While the decarbonization of air transportation is paramount to meeting U.S. climate goals, the clean energy technologies that are transforming automobiles are difficult to implement in aircraft. A battery powerful enough to fuel an airplane would be too heavy, and hydrogen would require large complex storage tanks onboard.
Thus, to reduce its emissions, the U.S. commercial aviation sector will need new methods of making sustainable aviation fuel. The ethanol market provides that opportunity, according to researchers at ORNL. The Department of Energy’s Office of Energy Efficiency and Renewable Energy Bioenergy Technologies Office is focused on developing industrially viable fuels using renewable biomass.
The first step in converting the ethanol-to-jet-fuel process is being done by the DOE’s Oak Ridge National Laboratory (ORNL) uses a catalyst to convert ethanol into butene-rich C3+ olefins. These are important intermediates that can then be processed into aviation fuels. Two more steps — oligomerization and hydrotreating — convert these intermediates into the liquid hydrocarbons used as fuels.
A team led by ORNL’s Zhenglong Li has been tasked with improving the current technique for converting ethanol to C3+ olefins.

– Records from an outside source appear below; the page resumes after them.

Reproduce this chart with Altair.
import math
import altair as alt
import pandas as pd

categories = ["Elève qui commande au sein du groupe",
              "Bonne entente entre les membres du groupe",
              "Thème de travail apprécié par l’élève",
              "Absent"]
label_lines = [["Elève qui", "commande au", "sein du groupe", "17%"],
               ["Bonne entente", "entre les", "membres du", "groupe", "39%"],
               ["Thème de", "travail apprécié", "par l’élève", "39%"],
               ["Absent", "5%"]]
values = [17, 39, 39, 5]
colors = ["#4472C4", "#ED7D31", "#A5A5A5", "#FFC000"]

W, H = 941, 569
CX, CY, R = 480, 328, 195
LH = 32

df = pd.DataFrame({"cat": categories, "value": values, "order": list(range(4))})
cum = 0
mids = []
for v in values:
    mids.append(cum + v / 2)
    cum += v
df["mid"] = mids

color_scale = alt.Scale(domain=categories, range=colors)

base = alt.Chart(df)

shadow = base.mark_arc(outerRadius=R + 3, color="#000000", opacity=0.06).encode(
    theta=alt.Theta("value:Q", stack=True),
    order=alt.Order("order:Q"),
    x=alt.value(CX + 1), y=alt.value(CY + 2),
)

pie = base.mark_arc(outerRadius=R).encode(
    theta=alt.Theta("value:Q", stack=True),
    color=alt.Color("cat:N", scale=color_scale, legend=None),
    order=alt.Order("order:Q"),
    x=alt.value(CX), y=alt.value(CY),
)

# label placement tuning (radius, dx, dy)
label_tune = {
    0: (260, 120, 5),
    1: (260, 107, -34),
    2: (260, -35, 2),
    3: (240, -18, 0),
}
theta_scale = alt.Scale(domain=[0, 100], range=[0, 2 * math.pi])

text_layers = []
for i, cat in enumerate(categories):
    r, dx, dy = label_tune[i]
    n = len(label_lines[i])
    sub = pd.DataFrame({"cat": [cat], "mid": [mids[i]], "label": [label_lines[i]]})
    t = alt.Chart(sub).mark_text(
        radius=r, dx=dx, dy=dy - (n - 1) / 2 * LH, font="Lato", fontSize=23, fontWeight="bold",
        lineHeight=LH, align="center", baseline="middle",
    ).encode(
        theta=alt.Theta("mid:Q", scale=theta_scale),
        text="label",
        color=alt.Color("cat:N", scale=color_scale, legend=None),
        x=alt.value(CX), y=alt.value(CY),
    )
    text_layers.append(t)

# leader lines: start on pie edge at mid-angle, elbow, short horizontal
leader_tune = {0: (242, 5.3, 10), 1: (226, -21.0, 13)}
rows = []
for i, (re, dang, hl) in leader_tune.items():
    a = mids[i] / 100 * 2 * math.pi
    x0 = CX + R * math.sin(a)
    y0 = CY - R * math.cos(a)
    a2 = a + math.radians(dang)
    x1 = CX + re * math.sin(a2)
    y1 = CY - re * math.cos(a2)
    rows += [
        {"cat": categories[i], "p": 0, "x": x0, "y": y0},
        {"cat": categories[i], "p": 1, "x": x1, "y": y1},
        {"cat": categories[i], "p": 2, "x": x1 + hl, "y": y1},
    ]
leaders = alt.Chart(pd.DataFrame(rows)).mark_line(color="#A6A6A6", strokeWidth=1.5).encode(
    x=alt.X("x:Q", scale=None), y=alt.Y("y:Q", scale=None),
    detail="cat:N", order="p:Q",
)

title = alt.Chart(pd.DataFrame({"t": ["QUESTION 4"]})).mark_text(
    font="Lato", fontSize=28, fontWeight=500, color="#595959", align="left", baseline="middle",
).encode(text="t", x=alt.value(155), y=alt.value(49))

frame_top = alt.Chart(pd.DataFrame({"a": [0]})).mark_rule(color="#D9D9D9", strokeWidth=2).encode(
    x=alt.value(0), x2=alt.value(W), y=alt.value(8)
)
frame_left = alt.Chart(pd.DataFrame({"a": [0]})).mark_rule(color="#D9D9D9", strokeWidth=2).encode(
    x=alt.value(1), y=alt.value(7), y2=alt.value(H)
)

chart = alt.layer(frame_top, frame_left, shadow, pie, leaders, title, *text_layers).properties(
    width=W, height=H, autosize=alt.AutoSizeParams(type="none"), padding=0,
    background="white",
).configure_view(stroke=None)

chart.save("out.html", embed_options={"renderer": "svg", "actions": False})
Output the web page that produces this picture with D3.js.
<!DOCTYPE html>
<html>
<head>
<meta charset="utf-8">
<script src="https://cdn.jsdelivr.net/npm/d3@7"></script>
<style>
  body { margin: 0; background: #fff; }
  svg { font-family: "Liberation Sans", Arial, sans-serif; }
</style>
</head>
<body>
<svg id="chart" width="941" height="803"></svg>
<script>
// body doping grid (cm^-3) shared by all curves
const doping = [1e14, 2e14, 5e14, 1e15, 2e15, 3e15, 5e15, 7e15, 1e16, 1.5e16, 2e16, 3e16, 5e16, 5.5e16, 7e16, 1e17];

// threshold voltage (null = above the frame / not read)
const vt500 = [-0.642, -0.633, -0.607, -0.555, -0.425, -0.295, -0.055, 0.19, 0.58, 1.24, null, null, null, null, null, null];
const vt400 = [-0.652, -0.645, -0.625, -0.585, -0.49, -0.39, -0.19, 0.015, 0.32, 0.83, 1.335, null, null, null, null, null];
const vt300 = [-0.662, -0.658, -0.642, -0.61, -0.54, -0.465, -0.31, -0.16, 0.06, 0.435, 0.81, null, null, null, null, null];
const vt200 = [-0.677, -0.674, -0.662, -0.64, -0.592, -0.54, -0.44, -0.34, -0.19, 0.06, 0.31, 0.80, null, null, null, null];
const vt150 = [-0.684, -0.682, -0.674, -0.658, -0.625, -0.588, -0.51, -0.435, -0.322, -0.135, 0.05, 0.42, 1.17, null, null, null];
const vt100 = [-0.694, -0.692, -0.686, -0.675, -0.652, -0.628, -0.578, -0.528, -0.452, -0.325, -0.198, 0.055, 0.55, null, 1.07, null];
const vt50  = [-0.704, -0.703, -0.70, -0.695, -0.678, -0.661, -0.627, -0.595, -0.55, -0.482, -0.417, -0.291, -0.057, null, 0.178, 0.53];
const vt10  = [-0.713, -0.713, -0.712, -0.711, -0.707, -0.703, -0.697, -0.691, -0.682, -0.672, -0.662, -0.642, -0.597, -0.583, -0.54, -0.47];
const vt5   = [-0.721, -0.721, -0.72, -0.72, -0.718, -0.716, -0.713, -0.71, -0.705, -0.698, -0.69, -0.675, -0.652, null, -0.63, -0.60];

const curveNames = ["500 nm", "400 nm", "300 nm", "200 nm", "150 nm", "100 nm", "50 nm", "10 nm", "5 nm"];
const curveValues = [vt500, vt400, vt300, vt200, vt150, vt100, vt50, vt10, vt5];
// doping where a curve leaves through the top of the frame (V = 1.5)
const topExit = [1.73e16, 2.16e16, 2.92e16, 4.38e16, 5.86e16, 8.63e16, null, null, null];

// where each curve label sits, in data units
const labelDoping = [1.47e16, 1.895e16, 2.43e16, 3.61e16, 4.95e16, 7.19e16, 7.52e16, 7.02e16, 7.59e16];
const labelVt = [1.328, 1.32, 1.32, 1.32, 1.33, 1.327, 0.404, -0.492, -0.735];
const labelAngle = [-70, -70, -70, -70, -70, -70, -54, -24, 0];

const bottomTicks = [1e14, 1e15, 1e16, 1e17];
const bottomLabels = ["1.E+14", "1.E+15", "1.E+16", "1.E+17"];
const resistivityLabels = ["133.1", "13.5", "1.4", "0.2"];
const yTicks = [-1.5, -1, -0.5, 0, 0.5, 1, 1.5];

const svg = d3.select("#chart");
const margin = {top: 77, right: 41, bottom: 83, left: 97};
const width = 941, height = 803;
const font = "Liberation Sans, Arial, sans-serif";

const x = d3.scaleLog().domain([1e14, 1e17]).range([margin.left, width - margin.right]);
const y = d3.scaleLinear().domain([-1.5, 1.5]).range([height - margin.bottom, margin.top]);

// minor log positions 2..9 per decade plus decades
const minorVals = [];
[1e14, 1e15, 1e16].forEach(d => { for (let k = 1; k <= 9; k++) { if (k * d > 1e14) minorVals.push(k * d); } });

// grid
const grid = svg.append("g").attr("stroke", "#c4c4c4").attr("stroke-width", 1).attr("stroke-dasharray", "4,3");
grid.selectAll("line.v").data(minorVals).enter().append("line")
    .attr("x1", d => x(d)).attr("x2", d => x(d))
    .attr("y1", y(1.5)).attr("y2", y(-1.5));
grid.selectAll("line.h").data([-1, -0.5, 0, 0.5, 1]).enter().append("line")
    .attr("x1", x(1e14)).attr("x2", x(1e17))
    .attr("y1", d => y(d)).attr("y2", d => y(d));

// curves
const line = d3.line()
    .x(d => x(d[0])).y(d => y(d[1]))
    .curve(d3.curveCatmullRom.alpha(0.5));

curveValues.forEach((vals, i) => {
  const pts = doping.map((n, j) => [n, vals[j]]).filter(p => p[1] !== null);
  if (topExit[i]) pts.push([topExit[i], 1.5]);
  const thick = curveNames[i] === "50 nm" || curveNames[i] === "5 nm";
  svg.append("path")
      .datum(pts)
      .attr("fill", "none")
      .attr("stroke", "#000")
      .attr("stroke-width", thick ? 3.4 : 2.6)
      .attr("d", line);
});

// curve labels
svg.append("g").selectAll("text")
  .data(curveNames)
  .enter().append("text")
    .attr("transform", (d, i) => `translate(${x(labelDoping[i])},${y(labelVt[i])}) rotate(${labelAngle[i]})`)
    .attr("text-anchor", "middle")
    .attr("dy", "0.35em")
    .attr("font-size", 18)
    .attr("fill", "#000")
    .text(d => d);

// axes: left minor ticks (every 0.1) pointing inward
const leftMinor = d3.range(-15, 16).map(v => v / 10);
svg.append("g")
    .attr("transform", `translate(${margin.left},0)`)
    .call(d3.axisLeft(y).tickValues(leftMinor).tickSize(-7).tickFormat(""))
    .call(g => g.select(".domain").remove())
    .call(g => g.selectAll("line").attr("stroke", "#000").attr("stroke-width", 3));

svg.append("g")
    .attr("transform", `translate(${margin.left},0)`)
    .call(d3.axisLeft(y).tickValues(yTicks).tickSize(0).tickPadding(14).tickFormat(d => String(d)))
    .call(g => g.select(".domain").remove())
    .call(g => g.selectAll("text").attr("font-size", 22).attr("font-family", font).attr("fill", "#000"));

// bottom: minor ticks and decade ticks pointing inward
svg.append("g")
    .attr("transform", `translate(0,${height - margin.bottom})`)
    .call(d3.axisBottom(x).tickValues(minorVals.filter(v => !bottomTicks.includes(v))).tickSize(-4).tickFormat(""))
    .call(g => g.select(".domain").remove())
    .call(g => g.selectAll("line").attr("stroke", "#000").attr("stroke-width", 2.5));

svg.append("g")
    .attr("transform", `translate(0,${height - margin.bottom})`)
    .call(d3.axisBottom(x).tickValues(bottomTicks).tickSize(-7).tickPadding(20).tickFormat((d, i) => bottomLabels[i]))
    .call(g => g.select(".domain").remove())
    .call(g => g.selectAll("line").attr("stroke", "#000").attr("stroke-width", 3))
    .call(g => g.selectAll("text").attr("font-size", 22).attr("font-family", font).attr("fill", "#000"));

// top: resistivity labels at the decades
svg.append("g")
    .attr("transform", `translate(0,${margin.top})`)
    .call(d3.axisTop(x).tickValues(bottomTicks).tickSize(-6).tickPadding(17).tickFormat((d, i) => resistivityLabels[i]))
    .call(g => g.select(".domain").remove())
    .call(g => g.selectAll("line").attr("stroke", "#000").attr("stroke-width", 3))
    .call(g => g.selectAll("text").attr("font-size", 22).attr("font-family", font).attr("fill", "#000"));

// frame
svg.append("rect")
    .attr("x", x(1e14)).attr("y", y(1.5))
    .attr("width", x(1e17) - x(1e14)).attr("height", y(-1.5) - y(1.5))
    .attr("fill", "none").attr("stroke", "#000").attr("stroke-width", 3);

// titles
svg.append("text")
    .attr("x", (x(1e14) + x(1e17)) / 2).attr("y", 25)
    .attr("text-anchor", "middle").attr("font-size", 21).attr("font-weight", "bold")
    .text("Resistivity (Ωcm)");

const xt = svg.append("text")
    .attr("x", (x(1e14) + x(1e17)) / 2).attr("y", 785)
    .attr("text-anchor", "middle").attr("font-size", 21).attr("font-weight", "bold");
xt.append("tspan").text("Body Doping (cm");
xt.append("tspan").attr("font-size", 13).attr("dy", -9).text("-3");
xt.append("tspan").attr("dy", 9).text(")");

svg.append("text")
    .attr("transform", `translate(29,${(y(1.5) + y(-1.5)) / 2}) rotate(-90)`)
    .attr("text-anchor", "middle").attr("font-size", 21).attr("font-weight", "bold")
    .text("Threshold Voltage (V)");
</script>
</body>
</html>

Recent approaches to conversion have resulted in costs that are too high to compete with petroleum.
Li is committed to remake the standard process, producing C3+ olefins with high yield and without additional hydrogen.
“While we think of this as one process, from the chemistry side when you zoom in, there are several elementary steps,” Li said. “In the first step, we internally generate hydrogen — can we use that low concentration of hydrogen downstream where it is needed and avoid using additional hydrogen? To do this, we need to develop new catalysts; the current standards cannot do this conversion at the relative high temperature required.”
The team developed and tested a composite catalyst — a zinc-yttrium beta catalyst combined with a single-atom alloy catalyst.
“Single-atom alloys are used for low-temperature selective hydrogenation, but no one has yet reported its use in this kind of high temperature reduction,” Li said. “We also know that we could easily over-hydrogenate these molecules, which would not be usable. The critical thing here was modulating the ratio of hydrogen and butadiene generated during the reaction.”
The process has been a success thus far.
“We will continue to optimize this process to achieve even greater catalyst selectivity and higher olefin yield,” he said. “The aviation industry requires energy-dense liquid hydrocarbon fuels. This new catalyst technology is an important step toward achieving renewable, sustainable aviation fuel through ethanol conversion.”
The research was sponsored by the DOE Office of Energy Efficiency and Renewable Energy’s Bioenergy Technologies Office and conducted through the multi-laboratory Chemical Catalysis for Bioenergy Consortium.